3. You Don’t Have to Figure It All Out on Your Own

The financial aid process can often be confusing to first-time students. Rather than trying to do it all on your own, you can find help. Your high school counselors are great resources. If you have a college or university nearby, they may offer free FAFSA workshops or presentations. They can also help you understand the financial aid process better. If you speak with your high school counselor or someone from a financial aid office, don’t be afraid to ask questions so you’ll be certain you know what you need to do. Although you’ll be doing your first FAFSA as early as October of your senior year, it’s never too early to begin learning everything you need to know. Federal Student Aid at the U.S. Department of Education has a FAFSA4caster that you can use to understand your options for paying for college.

4. You Don’t Have to Accept the Full Loan Amount on Your Award Letter

Once your financial aid application is finalized, your financial aid office sends you an award letter. Your award letter may show different types of financial aid, such as scholarships, grants, and student loans. Colleges usually provide award packages to cover your entire cost of attendance (COA). Your COA includes tuition, books, supplies, housing, etc. However, only borrow what you need, even if you were offered a higher amount. You don’t need to accept the full amount awarded.

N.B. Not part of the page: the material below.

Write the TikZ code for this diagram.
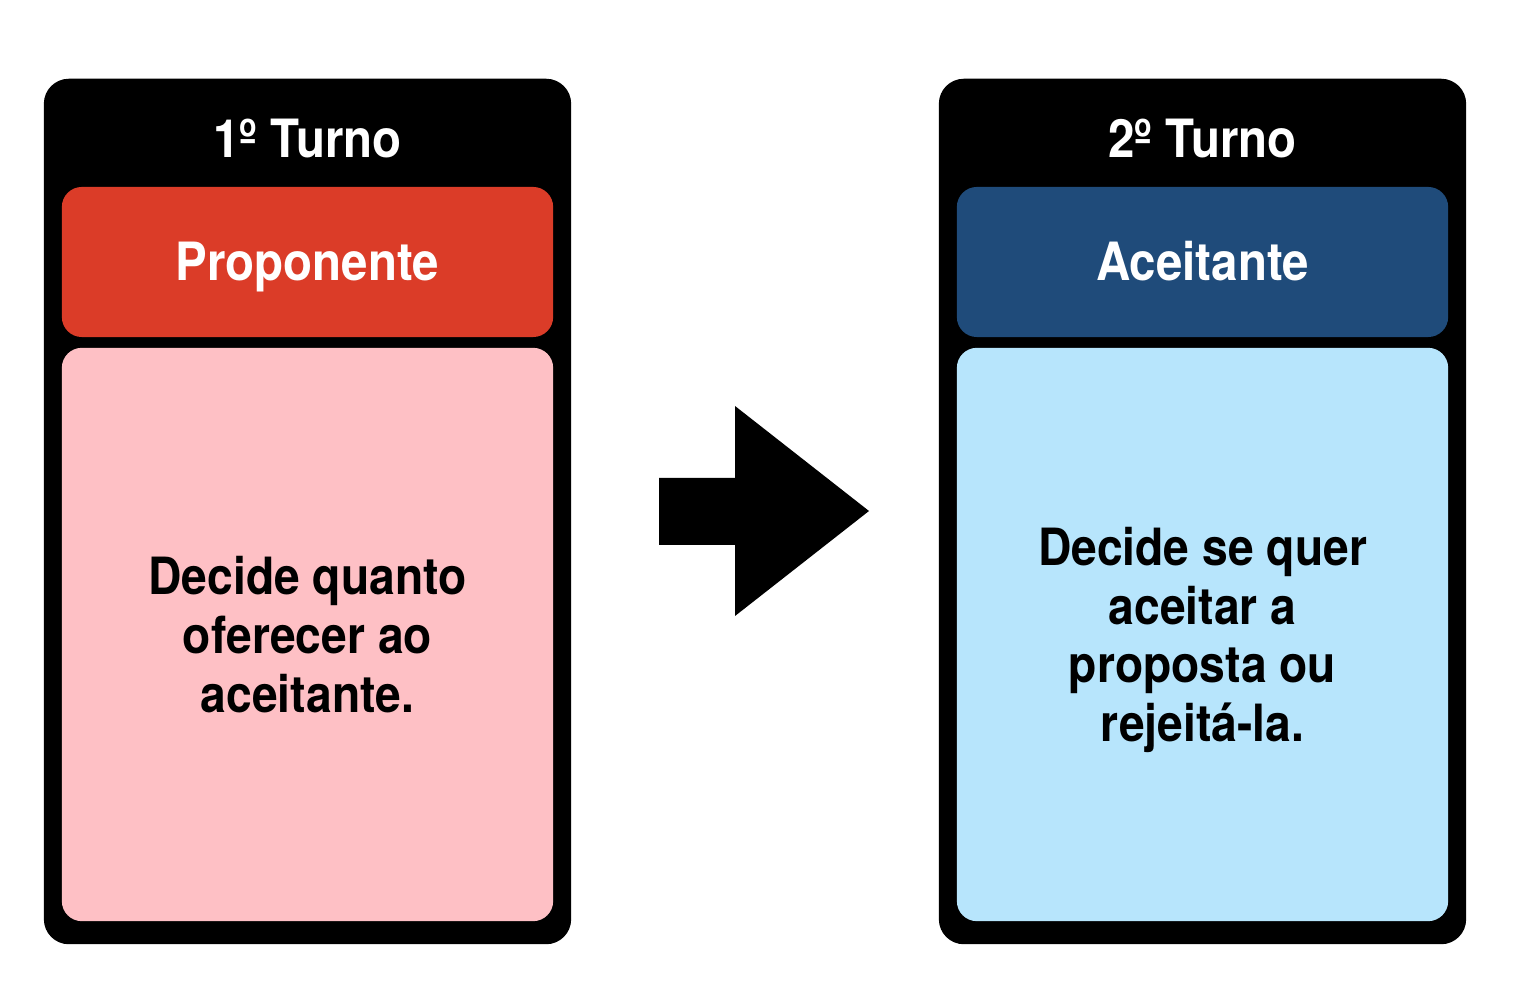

Another college student said she assumed she should take the amount offered. At first, she thought the extra money could be a cushion if needed. She admitted she spent frivolously on things she really didn’t need. She forgot her loan was unsubsidized. That means interest accrued on her loan while she was in school. Student loans are a great resource to help pay for school as long as you understand the terms and conditions and only borrow what you need.

5. Don’t Assume You Won’t Qualify for Financial Aid and Skip Completing the FAFSA

Some students and families believe that their income may be too high to qualify for any type of financial aid and simply do not complete the FAFSA. Although you may not qualify for grants, you still need to complete the FAFSA to determine your eligibility for student loans and college work study. Some programs (such as unsubsidized student loans) are not need-based and do not have an income limitation. Also, the FAFSA is free to complete, and you could qualify for some other types of aid. One thing families forget is that if they happen to have a higher income, they may also have multiple children attending college, which is a big factor in determining financial aid eligibility. Factors such as your family income, household size, and the number in your family attending college all help determine your financial aid eligibility.

By planning ahead and thinking about the cost of college early, many of these common scenarios can be avoided. By starting your planning early, you can avoid the “I wish I knew then what I know now” feeling down the road.

You’re in college and on your own, but you may still experience the occasional financial pitfall. Below are money mistakes many students make, and some tips on how to avoid them.

Financial Pitfall #1: Spending all your living expense money early in the semester.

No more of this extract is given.